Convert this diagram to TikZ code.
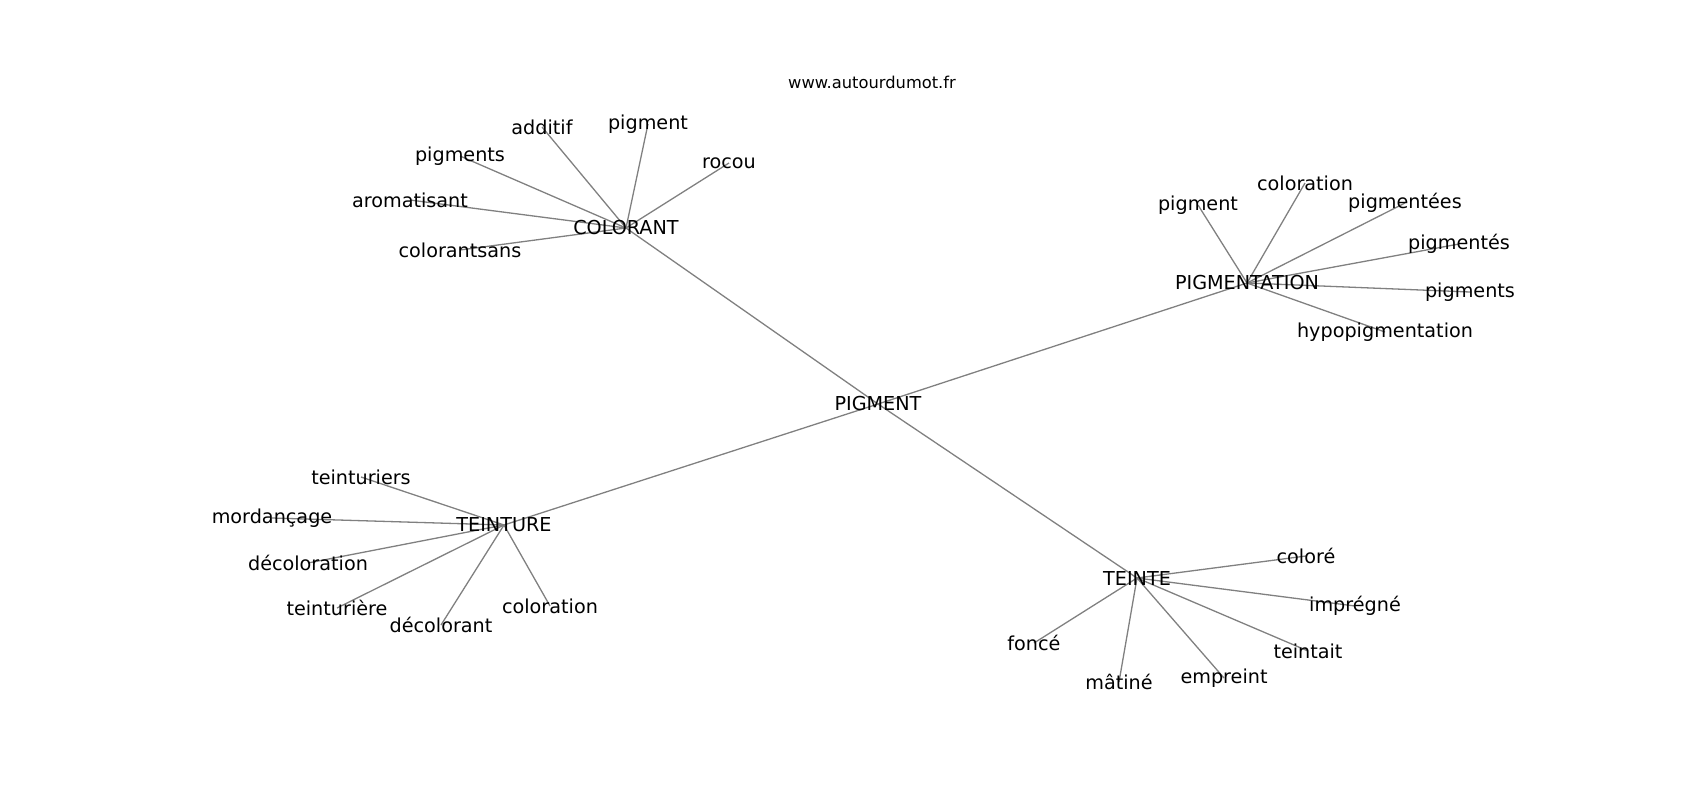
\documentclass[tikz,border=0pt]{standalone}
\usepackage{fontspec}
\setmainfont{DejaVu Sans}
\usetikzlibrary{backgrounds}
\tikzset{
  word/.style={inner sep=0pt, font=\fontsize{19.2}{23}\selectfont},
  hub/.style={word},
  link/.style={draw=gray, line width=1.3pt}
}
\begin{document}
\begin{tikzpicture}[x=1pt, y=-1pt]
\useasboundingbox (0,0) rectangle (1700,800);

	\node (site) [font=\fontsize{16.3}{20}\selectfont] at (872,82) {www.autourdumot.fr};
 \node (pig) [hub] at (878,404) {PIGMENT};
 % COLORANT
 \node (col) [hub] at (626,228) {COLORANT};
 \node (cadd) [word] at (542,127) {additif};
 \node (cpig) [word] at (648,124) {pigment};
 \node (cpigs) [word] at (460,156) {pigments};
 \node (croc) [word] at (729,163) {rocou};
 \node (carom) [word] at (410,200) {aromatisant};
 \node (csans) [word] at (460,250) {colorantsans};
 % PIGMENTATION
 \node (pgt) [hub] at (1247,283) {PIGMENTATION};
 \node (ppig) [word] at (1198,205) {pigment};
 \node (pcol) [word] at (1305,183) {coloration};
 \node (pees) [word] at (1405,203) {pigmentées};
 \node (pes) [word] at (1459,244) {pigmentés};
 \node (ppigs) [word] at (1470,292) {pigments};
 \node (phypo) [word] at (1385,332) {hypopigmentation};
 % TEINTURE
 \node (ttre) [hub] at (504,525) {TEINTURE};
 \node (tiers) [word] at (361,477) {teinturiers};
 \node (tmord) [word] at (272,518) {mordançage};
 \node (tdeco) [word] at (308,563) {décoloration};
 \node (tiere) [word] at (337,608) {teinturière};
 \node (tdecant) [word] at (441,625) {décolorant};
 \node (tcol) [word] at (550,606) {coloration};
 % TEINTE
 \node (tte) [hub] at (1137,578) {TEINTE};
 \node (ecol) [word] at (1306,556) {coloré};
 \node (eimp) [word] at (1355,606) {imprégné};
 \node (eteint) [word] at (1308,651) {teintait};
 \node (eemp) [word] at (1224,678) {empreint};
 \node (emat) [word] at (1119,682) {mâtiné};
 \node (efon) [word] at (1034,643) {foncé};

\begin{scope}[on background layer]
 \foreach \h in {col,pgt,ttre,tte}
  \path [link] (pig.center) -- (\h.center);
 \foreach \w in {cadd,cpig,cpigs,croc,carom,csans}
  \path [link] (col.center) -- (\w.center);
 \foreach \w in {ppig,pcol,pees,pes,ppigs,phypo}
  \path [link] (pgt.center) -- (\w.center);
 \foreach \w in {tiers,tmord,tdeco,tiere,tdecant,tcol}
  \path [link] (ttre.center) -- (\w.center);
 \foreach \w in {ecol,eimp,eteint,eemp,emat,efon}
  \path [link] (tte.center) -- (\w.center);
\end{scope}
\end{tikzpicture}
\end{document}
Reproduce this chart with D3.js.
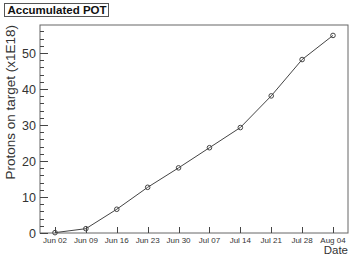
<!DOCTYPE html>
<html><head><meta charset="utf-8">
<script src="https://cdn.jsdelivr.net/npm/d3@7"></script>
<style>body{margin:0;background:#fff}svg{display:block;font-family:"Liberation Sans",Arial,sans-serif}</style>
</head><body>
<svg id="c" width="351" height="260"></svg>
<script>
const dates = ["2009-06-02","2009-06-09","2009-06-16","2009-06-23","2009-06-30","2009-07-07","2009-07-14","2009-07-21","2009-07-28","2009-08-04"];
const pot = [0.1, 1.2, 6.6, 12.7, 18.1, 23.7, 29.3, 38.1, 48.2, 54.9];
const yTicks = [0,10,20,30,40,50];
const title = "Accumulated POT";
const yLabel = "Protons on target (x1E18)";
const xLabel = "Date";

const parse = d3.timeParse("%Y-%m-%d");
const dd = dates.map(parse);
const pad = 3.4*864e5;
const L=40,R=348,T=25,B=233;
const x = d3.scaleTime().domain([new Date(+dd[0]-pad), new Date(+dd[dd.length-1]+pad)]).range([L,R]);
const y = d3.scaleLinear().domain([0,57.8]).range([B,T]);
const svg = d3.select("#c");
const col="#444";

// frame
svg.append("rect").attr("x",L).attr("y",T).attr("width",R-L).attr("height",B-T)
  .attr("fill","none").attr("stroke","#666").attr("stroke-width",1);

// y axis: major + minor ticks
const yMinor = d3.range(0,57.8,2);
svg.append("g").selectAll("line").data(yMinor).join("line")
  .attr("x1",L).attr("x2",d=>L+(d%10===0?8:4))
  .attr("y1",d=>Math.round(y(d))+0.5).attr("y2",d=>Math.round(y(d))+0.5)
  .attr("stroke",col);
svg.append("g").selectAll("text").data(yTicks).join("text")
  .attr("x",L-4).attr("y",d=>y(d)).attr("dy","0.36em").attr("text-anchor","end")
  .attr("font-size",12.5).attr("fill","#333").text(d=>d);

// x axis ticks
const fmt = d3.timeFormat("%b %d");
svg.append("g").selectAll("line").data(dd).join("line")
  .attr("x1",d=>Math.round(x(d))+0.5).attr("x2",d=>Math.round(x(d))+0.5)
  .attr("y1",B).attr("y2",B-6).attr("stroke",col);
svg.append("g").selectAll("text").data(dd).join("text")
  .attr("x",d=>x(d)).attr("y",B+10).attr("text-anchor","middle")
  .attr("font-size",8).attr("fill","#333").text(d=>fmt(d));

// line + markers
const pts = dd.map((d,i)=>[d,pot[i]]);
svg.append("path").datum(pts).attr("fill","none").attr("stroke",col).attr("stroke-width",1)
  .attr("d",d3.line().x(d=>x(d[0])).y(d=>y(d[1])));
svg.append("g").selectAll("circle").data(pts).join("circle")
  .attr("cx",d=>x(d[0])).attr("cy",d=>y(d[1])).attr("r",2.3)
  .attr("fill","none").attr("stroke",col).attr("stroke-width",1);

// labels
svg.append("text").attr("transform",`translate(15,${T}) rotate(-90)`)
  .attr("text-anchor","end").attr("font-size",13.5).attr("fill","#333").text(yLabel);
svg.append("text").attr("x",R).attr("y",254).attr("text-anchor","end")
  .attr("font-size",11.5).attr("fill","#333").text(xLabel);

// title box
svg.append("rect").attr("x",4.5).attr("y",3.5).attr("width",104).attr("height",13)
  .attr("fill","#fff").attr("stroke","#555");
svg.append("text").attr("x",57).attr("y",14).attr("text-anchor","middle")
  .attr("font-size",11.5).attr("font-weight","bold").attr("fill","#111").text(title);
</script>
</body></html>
...
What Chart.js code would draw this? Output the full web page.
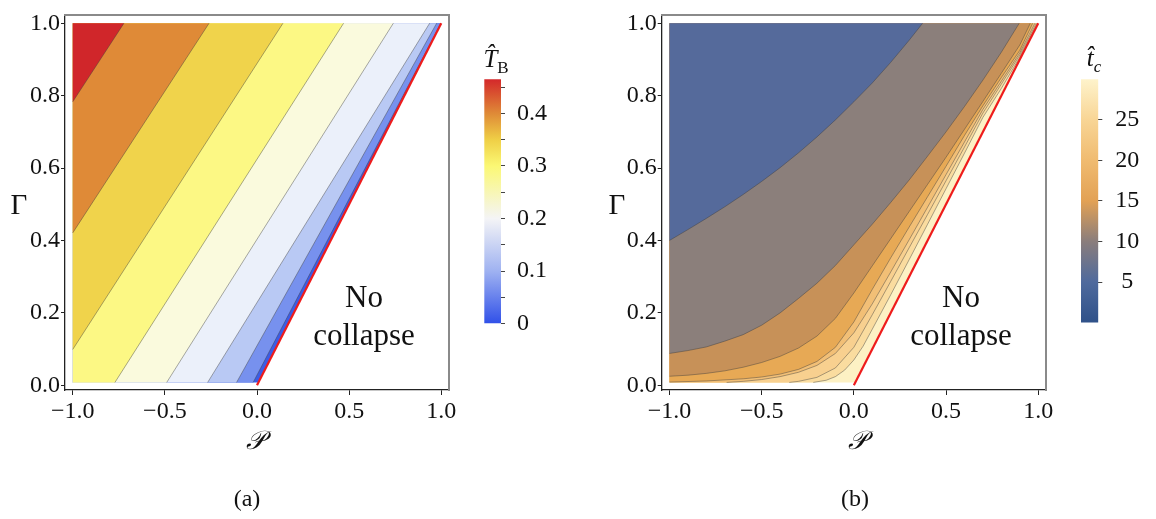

What the exercise asks: Copy out the lines in which the string "draw" appears.

Written response:
  link/.style={draw=gray, line width=1.3pt}
What Chart.js code would draw this? Output the full web page.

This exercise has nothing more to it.